Dr. Patel: In a given day at my practice site, there are 20 different tasks at hand, including keeping up with the patient schedule, addressing drug information questions, responding to clinical communications from providers, documenting interventions and incorporating experiential teaching for students. But the most important task at hand is taking care of patients. That may mean stretching a simple phone call for relaying lab results and care plan to 20 minutes because you find out that the patient had a fall and was afraid to report it, and now you are tasked with bringing medical, social, and safety resources to her along with proper education to ensure prevention of falls and subsequent health problems.

How can pharmacists treat patients holistically? 

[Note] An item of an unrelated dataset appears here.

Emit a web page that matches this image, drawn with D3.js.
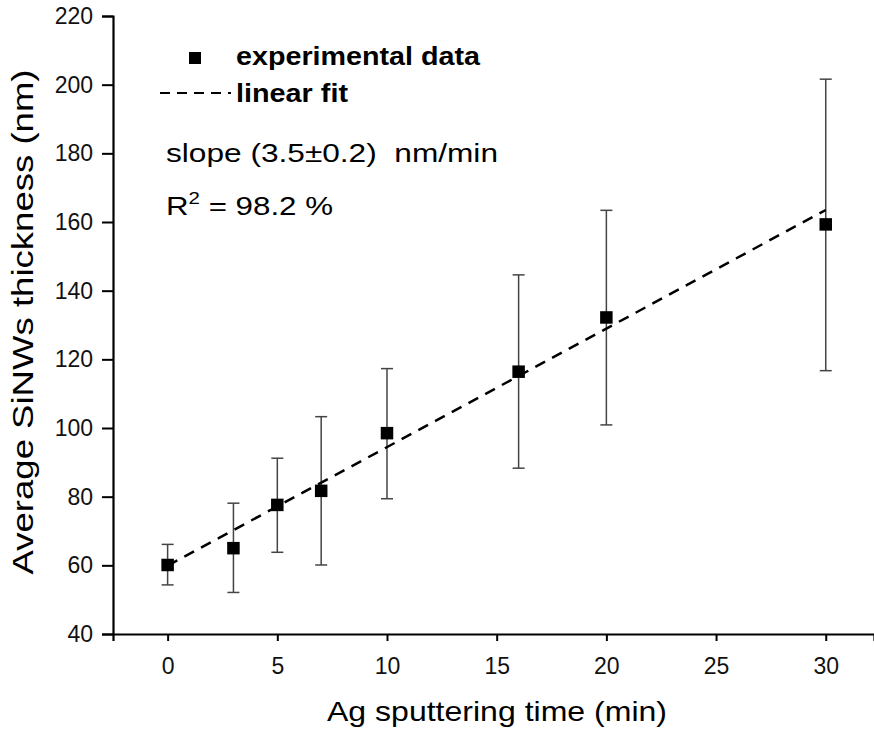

Dr. Kane: In school, it’s easy to see clinical decision-making as a black or white problem. But in reality, most of medicine is very gray. The longer I have been in practice as a critical care pharmacist, the more I have been able to appreciate differences in prescriber practice, patient values and preferences, and even geographic variations in practice. This appreciation has instilled in me the value of holistic treatment and the pitfalls of a one-size-fits-all strategy to medicine.

Dr. Patel: For me, holistic practice is valuing a patient’s opinion when it comes to their own health and allowing them to contribute ideas while making a shared decision about their medications. If they inform us that they want to eat more fresh leafy vegetables while they are on warfarin, we can make changes in warfarin therapy to ensure their INR levels stay in range while they adopt this healthy eating habit.